Crowd sourcing: Aaron fundraised through a website called Kickstarter, which uses online crowd sourcing to help artists reach their goals.

Grants: “There’s a website called The Foundation Center and they are the hub. They have about 22 million grants in the database and you can subscribe to them and get a list of all the upcoming deadlines.” 

Fiscal sponsorship: Aaron was sponsored by the New York Foundation for the Arts

Advertisements: The back two pages of The Pollinator’s Corridor are ads for related organizations, which Aaron was happy to support. 

Loans: Despite the fact that Aaron raised close to 20 thousand dollars, he still went into debt to create The Pollinator’s Corridor. “At this point it’s fine because they exist now,” he says. “Let me go bankrupt.”
 


Entering the World of Self-Publishing 

Aaron wanted to self-publish from the very beginning. “I tried one publisher and only after I had a book in hand.” Other than his all-time favorite publishing company, Aaron wasn’t interested in the bigger world of traditional publishing. “It’s disempowering. You’re beseeching yourself to these powers,” he says.

With self-publishing, Aaron was able to have full control of the content in his graphic novel. “It used to be referred to as ‘vanity publishing’ in a kind of derogatory way. Now they call it ‘self-publishing,’ which has a little bit more dignity. But if you can get the money together to do it, you can control everything. There’s no quotes on the back of my book from the San Francisco Chronicle. There’s no blurb. It’s supposed to be an artifact. It’s supposed to be an object of beauty.”

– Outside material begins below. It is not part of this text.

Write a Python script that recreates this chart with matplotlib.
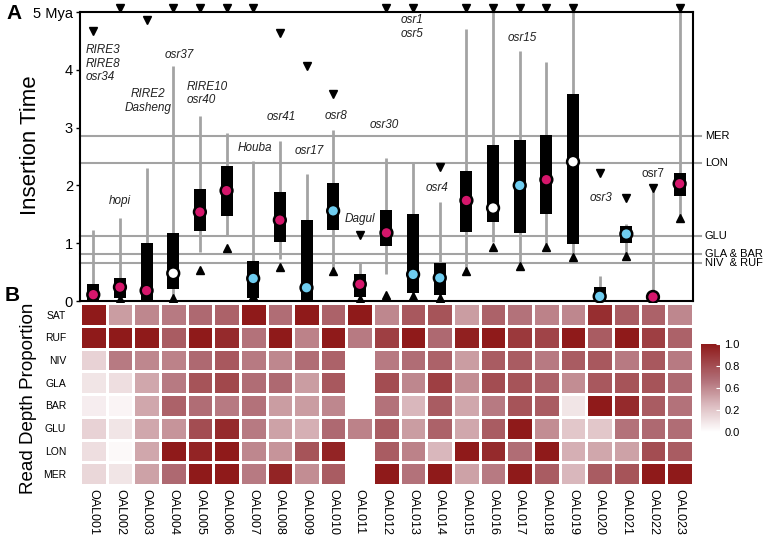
import numpy as np
import matplotlib
matplotlib.use("Agg")
import matplotlib.pyplot as plt
from matplotlib.colors import LinearSegmentedColormap

plt.rcParams["font.family"] = ["Liberation Sans", "DejaVu Sans"]

# Nomes das amostras
oal = ["OAL001", "OAL002", "OAL003", "OAL004", "OAL005", "OAL006", "OAL007",
       "OAL008", "OAL009", "OAL010", "OAL011", "OAL012", "OAL013", "OAL014",
       "OAL015", "OAL016", "OAL017", "OAL018", "OAL019", "OAL020", "OAL021",
       "OAL022", "OAL023"]

# Painel A: tempo de insercao (Mya)
q1 = [0.0, 0.05, 0.0, 0.21, 1.22, 1.47, 0.06, 1.02, 0.0, 1.23, 0.07, 0.96,
      0.13, 0.11, 1.20, 1.36, 1.18, 1.51, 0.99, 0.0, 1.0, 0.0, 1.81]
q3 = [0.29, 0.39, 1.0, 1.18, 1.94, 2.33, 0.69, 1.88, 1.40, 2.05, 0.46, 1.57,
      1.51, 0.65, 2.25, 2.70, 2.79, 2.87, 3.59, 0.25, 1.29, 0.05, 2.21]
med = [0.11, 0.24, 0.18, 0.48, 1.54, 1.91, 0.39, 1.40, 0.23, 1.56, 0.29, 1.18,
       0.46, 0.40, 1.74, 1.61, 2.00, 2.10, 2.41, 0.08, 1.16, 0.07, 2.03]
wlo = [0.0, 0.0, 0.0, 0.08, 0.84, 1.12, 0.0, 0.72, 0.0, 0.56, 0.0, 0.47,
       0.10, 0.07, 0.56, 1.02, 0.64, 0.98, 0.80, 0.0, 0.82, 0.0, 1.48]
whi = [1.23, 1.44, 2.31, 4.06, 3.21, 2.90, 2.42, 2.77, 2.20, 2.96, 0.67, 2.48,
       2.40, 1.71, 4.71, 5.0, 4.33, 4.13, 5.0, 0.43, 1.34, 1.96, 5.0]
# cor da mediana: m = magenta, b = azul, w = branco
med_tipo = ["m", "m", "m", "w", "m", "m", "b", "m", "b", "b", "m", "m",
            "b", "b", "m", "w", "b", "m", "w", "b", "b", "m", "m"]
# outliers acima (5 = fora do grafico) e abaixo
out_cima = [4.68, 5, 4.87, 5, 5, 5, 5, 4.64, 4.06, 3.59, 1.14, 5,
            5, 2.32, 5, 5, 5, 5, 5, 2.21, 1.79, 1.96, 5]
out_baixo = [np.nan, 0.03, np.nan, 0.06, 0.53, 0.91, 0.08, 0.58, np.nan, 0.52,
             0.03, 0.11, 0.08, 0.05, 0.52, 0.94, 0.60, 0.94, 0.76, np.nan,
             0.78, np.nan, 1.44]

# linhas de referencia
ref_nomes = ["MER", "LON", "GLU", "GLA & BAR", "NIV  & RUF"]
ref_valores = [2.85, 2.38, 1.13, 0.82, 0.66]

# nomes das familias
familias = ["RIRE3\nRIRE8\nosr34", "hopi", "RIRE2\nDasheng", "osr37",
            "RIRE10\nosr40", "Houba", "osr41", "osr17", "osr8", "Dagul",
            "osr30", "osr1\nosr5", "osr4", "osr15", "osr3", "osr7"]
fam_pos = [(0.2, 4.11, "left"), (1.5, 1.73, "center"), (2.55, 3.46, "center"),
           (3.72, 4.25, "center"), (4.02, 3.59, "left"), (6.58, 2.65, "center"),
           (7.56, 3.18, "center"), (8.6, 2.59, "center"), (9.6, 3.2, "center"),
           (10.5, 1.42, "center"), (11.4, 3.04, "center"), (12.03, 4.74, "left"),
           (13.4, 1.96, "center"), (16.6, 4.56, "center"), (19.55, 1.79, "center"),
           (21.5, 2.2, "center")]

# Painel B: proporcao de profundidade de leitura
linhas = ["SAT", "RUF", "NIV", "GLA", "BAR", "GLU", "LON", "MER"]
nan = np.nan
sat = [1.0, 0.42, 0.5, 0.55, 0.62, 0.65, 1.0, 0.6, 1.0, 0.65, 1.0, 0.5,
       0.7, 0.72, 0.42, 0.65, 0.58, 0.52, 0.5, 0.9, 0.68, 0.65, 0.5]
ruf = [1.0, 1.0, 1.0, 0.68, 1.0, 0.92, 0.58, 1.0, 0.52, 1.0, 0.55, 0.82,
       1.0, 0.62, 0.97, 1.0, 0.85, 0.8, 1.0, 0.68, 1.0, 0.82, 0.65]
niv = [0.2, 0.55, 0.5, 0.52, 0.62, 0.7, 0.55, 0.5, 0.6, 0.65, nan, 0.55,
       0.6, 0.65, 0.42, 0.68, 0.68, 0.55, 0.68, 0.7, 0.55, 0.7, 0.55]
gla = [0.12, 0.15, 0.38, 0.55, 0.72, 0.78, 0.6, 0.62, 0.42, 0.7, nan, 0.75,
       0.5, 0.82, 0.48, 0.75, 0.72, 0.65, 0.48, 0.7, 0.72, 0.72, 0.62]
bar = [0.08, 0.05, 0.38, 0.65, 0.6, 0.55, 0.58, 0.42, 0.42, 0.5, nan, 0.58,
       0.32, 0.68, 0.38, 0.55, 0.72, 0.68, 0.12, 1.0, 0.92, 0.68, 0.58]
glu = [0.2, 0.12, 0.38, 0.45, 0.75, 0.92, 0.55, 0.4, 0.35, 0.62, 0.52, 0.68,
       0.42, 0.65, 0.38, 0.68, 1.0, 0.48, 0.25, 0.25, 0.58, 0.62, 0.6]
lon = [0.15, 0.03, 0.38, 1.0, 0.95, 1.0, 0.5, 0.45, 0.72, 0.95, nan, 0.68,
       0.52, 0.32, 1.0, 0.92, 0.6, 1.0, 0.35, 0.38, 0.4, 0.75, 0.68]
mer = [0.18, 0.12, 0.4, 0.62, 1.0, 1.0, 0.55, 0.95, 0.48, 0.68, nan, 1.0,
       0.58, 1.0, 0.4, 0.55, 1.0, 0.68, 0.32, 0.68, 0.72, 1.0, 1.0]

cores_med = {"m": "#d5166b", "b": "#6fcdf0", "w": "white"}
cinza = "#a3a3a3"

fig = plt.figure(figsize=(7.63, 5.38), dpi=100)
ax = fig.add_axes([0.1048, 0.4405, 0.8034, 0.537])
axh = fig.add_axes([0.1048, 0.0985, 0.8034, 0.338])
cax = fig.add_axes([0.9187, 0.197, 0.025, 0.1636])

x = np.arange(len(oal)) + 0.5

# linhas de referencia
for nome, v in zip(ref_nomes, ref_valores):
    ax.plot([0, 23.3], [v, v], color=cinza, lw=1.5, zorder=1, clip_on=False)
    ax.text(23.45, v, nome, fontsize=8, va="center", ha="left")

# bigodes, caixas e medianas
ax.vlines(x, wlo, whi, color=cinza, lw=2, zorder=2)
ax.bar(x, np.array(q3) - np.array(q1), bottom=q1, width=0.45,
       color="black", zorder=3)
ax.scatter(x, med, s=72, c=[cores_med[t] for t in med_tipo],
           edgecolors="black", linewidths=1.8, zorder=5, clip_on=False)

# outliers
cima = np.array(out_cima, dtype=float)
ax.plot(x[cima < 5], cima[cima < 5], "kv", ms=6, zorder=4)
ax.plot(x[cima >= 5], cima[cima >= 5] + 0.07, "kv", ms=6, zorder=6, clip_on=False)
ax.plot(x, out_baixo, "k^", ms=6, zorder=4, clip_on=False)

# nomes das familias
for nome, (px, py, ha) in zip(familias, fam_pos):
    estilo = "normal" if nome == "osr7" else "italic"
    ax.text(px, py, nome, fontsize=8.5, style=estilo, ha=ha, va="center",
            color="#222222", linespacing=1.15)

ax.set_xlim(0, 23)
ax.set_ylim(0, 5)
ax.set_xticks([])
ax.set_yticks([0, 1, 2, 3, 4, 5])
ax.set_yticklabels(["0", "1", "2", "3", "4", "5 Mya"], fontsize=10.5)
ax.tick_params(axis="y", length=3, width=1, pad=2)
for s in ax.spines.values():
    s.set_linewidth(1.5)

# heatmap
dados = np.array([sat, ruf, niv, gla, bar, glu, lon, mer])
cmap = LinearSegmentedColormap.from_list(
    "vermelho", [(0, "#ffffff"), (0.3, "#dcbcc0"), (0.6, "#b06d75"), (1, "#8f1a1a")])
malha = axh.pcolormesh(np.ma.masked_invalid(dados), cmap=cmap, vmin=0, vmax=1,
                       edgecolors="white", linewidth=1)
axh.set_xlim(0, 23)
axh.set_ylim(8, 0)
axh.set_xticks(x)
axh.set_xticklabels(oal, rotation=270, fontsize=9)
axh.set_yticks(np.arange(8) + 0.5)
axh.set_yticklabels(linhas, fontsize=7.5)
axh.tick_params(length=0, pad=3)
axh.tick_params(axis="y", pad=10)
for s in axh.spines.values():
    s.set_visible(False)

cb = fig.colorbar(malha, cax=cax)
cb.outline.set_visible(False)
cb.set_ticks([1.0, 0.75, 0.5, 0.25, 0.0])
cb.set_ticklabels(["1.0", "0.8", "0.6", "0.2", "0.0"])
cb.ax.tick_params(labelsize=8, color="white", length=3, direction="in", pad=3)

# titulos dos eixos e letras dos paineis
fig.text(0.04, 0.73, "Insertion Time", rotation=90, fontsize=16,
         ha="center", va="center")
fig.text(0.038, 0.26, "Read Depth Proportion", rotation=90, fontsize=13.5,
         ha="center", va="center")
fig.text(0.008, 0.992, "A", fontsize=15, fontweight="bold", va="top")
fig.text(0.006, 0.468, "B", fontsize=15, fontweight="bold", va="top")

fig.savefig("out.png", dpi=100)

In these days of cyber-everything, Aaron has high hopes for the world of self-publishing. “You go into an old growth forest, imagine the trees are thousands of years old. You’ve got Random House, Knopf, Simon & Schuster… now, when someone clear-cuts that, they’re down. What’s the first thing that will happen in a forest? Sprouts. You get water sprouts from the roots and the seeds and light becomes available.” The old-growth trees are still standing, but Aaron sees room for sprouts in the future.

It’s a struggle, but Aaron is enjoying the process. “The experience of self-publishing is awesome and I’d recommend it to anyone. I don’t need to make a fortune. I would love to go on tour and connect and network with other people. To collaborate and create new visions, new hybrids, new ideas, new approaches.”
 


What’s Next 

The Pollinator’s Corridor is the first book of a three-part series. “Volume Two will be released in a series of short 30-40 page magazines,” Aaron tells me. “Little installments so readers can get hooked on the storyline. Each one will end with a cliffhanger and hopefully you’ll be driven mad. You’ll be anxious for the next one.” 

The next installments will still have an environmental edge, but they will be much racier than the first. Aaron was cryptic in his description of the upcoming series. “The cover of the next book is a picture of Sam, the hero, being stuffed into the trunk of a car. There’s a lot more action, more plot. Sex, alcohol, gangs,” he tells me. I’d say that’s something to look forward to!